1. The hepatic microsomal 9-hydroxylation of N-2-fluorenylacetamide (2-FAA) is greater in the presence of male, or absence of female, hormones. Thus, 9-hydroxy-2-FAA was the major microsomal metabolite of male rats, which formed 6-fold greater amounts than did female rats. One week after gonadectomy, the amount of 9-hydroxy-2-FAA formed by male rats was decreased by 61%, whereas that formed by female rats was increased 1.4-fold. 2. Treatment of rats with phenobarbital (PB) increased 2- to 3-fold the capacities of hepatic microsomes of both sexes (normal and gonadectomized) for 9-hydroxylation of 2-FAA. 3. Hepatic microsomes of male rats also had greater capacities to form 9-oxo-2-FAA, the metabolite of 9-hydroxy-2-FAA, and 6-hydroxy-2-FAA, a newly identified microsomal metabolite of 2-FAA. These metabolites were also decreased by orchidectomy and induced by PB. 4. 9-Hydroxy-2-FAA was a poor substrate for hepatic microsomal UDP-glucuronyltransferase, and conjugation was not induced by treatment of rats with PB. This indicated retention of 9-hydroxy-2-FAA in the liver and/or further metabolism (e.g. to 9-oxo-2-FAA). 5. The formation of 9-oxo-2-FAA from 2-FAA or 9-hydroxy-2-FAA was increased (1.5-fold) two weeks after treatment of male rats with a single i.p. dose of diethylnitrosamine (200 mg/kg), an initiator of hepatocarcinogenesis. 6. Based on the data we suggest that 9-oxidized metabolites of 2-FAA, the preferential formation of which coincides with the susceptibility of the rat to hepatocarcinogenesis, are promoters.
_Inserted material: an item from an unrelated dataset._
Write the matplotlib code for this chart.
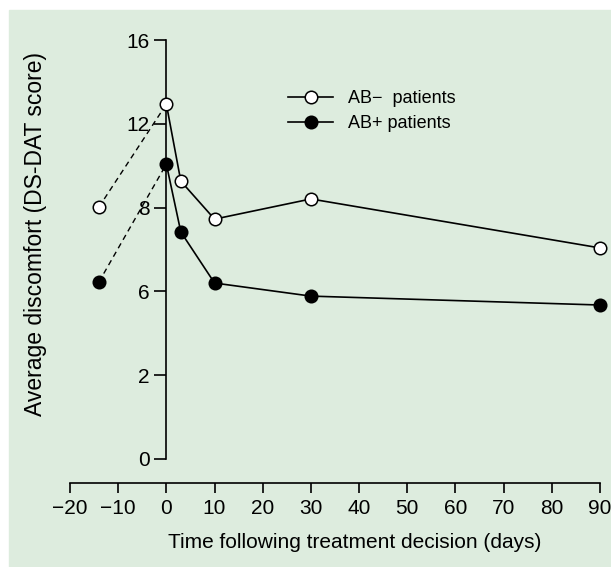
"""
Average discomfort (DS-DAT) before and after treatment decision.
"""

import matplotlib
matplotlib.use("Agg")
import matplotlib.pyplot as plt
from matplotlib.patches import Rectangle

#-------------------------------------------------------------------------------
# DATA
#-------------------------------------------------------------------------------

DAYS = [-14, 0, 3, 10, 30, 90]
AB_NEG = [9.62, 13.55, 10.61, 9.16, 9.93, 8.06]
AB_POS = [6.76, 11.26, 8.67, 6.72, 6.22, 5.88]

X_TICKS = [-20, -10, 0, 10, 20, 30, 40, 50, 60, 70, 80, 90]
# the printed axis has evenly spaced ticks with these labels
Y_TICKS = [0, 3.2, 6.4, 9.6, 12.8, 16]
Y_TICK_LABELS = ["0", "2", "6", "8", "12", "16"]

LABELS = ["AB\u2212  patients", "AB+ patients"]

BG = "#ddecde"
W, H = 611, 567

#-------------------------------------------------------------------------------
# MAIN
#-------------------------------------------------------------------------------

def main():
    plt.rcParams["font.family"] = ["Liberation Sans", "DejaVu Sans"]

    fig = plt.figure(figsize=(W / 100, H / 100), dpi=100, facecolor="white")
    # green panel with a thin white margin top/left
    fig.patches.append(Rectangle((9 / W, 0), 1, 1 - 10 / H,
                                 transform=fig.transFigure, color=BG,
                                 zorder=-10))

    ax = fig.add_axes([70 / W, (H - 459) / H, 530 / W, 419 / H])
    ax.set_facecolor("none")
    ax.set_xlim(-20, 90)
    ax.set_ylim(0, 16)

    # pre-decision segments dashed
    for vals in (AB_NEG, AB_POS):
        ax.plot(DAYS[:2], vals[:2], ls=(0, (4, 3)), color="black", lw=1.0,
                zorder=2)

    ax.plot(DAYS[1:], AB_NEG[1:], "-", color="black", lw=1.2, zorder=3)
    ax.plot(DAYS[1:], AB_POS[1:], "-", color="black", lw=1.2, zorder=3)
    ax.plot(DAYS, AB_NEG, "o", ms=9, mfc="white", mec="black", mew=1.1,
            ls="none", zorder=4, clip_on=False)
    ax.plot(DAYS, AB_POS, "o", ms=9, mfc="black", mec="black", mew=1.1,
            ls="none", zorder=4, clip_on=False)

    # legend handles
    h1, = ax.plot([], [], "-o", color="black", lw=1.2, ms=9, mfc="white",
                  mec="black", mew=1.1)
    h2, = ax.plot([], [], "-o", color="black", lw=1.2, ms=9, mfc="black",
                  mec="black", mew=1.1)
    ax.legend([h1, h2], LABELS, frameon=False, fontsize=13,
              loc="center left", handlelength=2.5, handletextpad=0.8,
              labelspacing=0.45,
              bbox_to_anchor=(272 / W, 1 - 111 / H),
              bbox_transform=fig.transFigure)

    # spines
    for s in ("top", "right"):
        ax.spines[s].set_visible(False)
    ax.spines["left"].set_position(("data", 0))
    ax.spines["left"].set_bounds(0, 16)
    ax.spines["bottom"].set_position(("outward", 17))
    ax.spines["bottom"].set_bounds(-20, 90)
    ax.spines["left"].set_linewidth(1.2)
    ax.spines["bottom"].set_linewidth(1.2)

    ax.set_xticks(X_TICKS)
    ax.set_yticks(Y_TICKS)
    ax.set_yticklabels(Y_TICK_LABELS)
    ax.tick_params(axis="y", direction="out", length=9, width=1.2,
                   labelsize=15, pad=3)
    ax.tick_params(axis="x", direction="out", length=7, width=1.2,
                   labelsize=15, pad=5)

    fig.text(36 / W, 1 - 234 / H, "Average discomfort (DS-DAT score)",
             rotation=90, ha="center", va="center", fontsize=16.5)
    fig.text(355 / W, 1 - 542 / H, "Time following treatment decision (days)",
             ha="center", va="center", fontsize=15)

    fig.savefig("out.png", dpi=100, facecolor="white")


if __name__ == '__main__':
    main()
Sex hormone-mediated effects on the phase I and phase II metabolism of N-2-fluorenylacetamide. Modulation of 9-hydroxylation.

Sex differences in the phase I (cytochrome P-450-catalyzed hydroxylations) and phase II (conjugations) metabolism of N-2-fluorenylacetamide (2-FAA) by the livers of 50-day-old Sprague-Dawley rats and effects of gonadectomy were determined. The higher level (1.4 times) of cytochrome P-450 in the microsomes of male rats correlated with their 8 and 1.3 times greater capacities to form 9-hydroxy(OH)-2-FAA and 7-OH-2-FAA respectively. One week after gonadectomy, the formation of 9-OH-2-FAA, the major metabolite in the male, was decreased by 70%, whereas in the female it was increased 1.3 times. Treatment of male rats with beta-naphthoflavone (beta-NF) increased the formation of phenolic metabolites and N-OH-2-FAA, but decreased that of 9-OH-2-FAA. The amounts of 9-OH-2-FAA were increased, however, in beta-NF-treated female and gonadectomized male rats. These sex hormone- and beta-NF-mediated differences in the extent of 9-hydroxylation of 2-FAA are discussed in relation to the fluctuations in the levels of specific cytochrome P-450 isozymes. In contrast to the phenolic metabolites and N-OH-2-FAA, 9-OH-2-FAA was a poor substrate for UDP-glucuronyltransferase; this conjugation was not induced by treatment of male rats with beta-NF. Hence, in the presence of male hormones, relatively large amounts of 9-OH-2-FAA were formed and possibly retained in the liver. A role of this alcohol as a potential promoter in hepatocarcinogenesis by 2-FAA is suggested.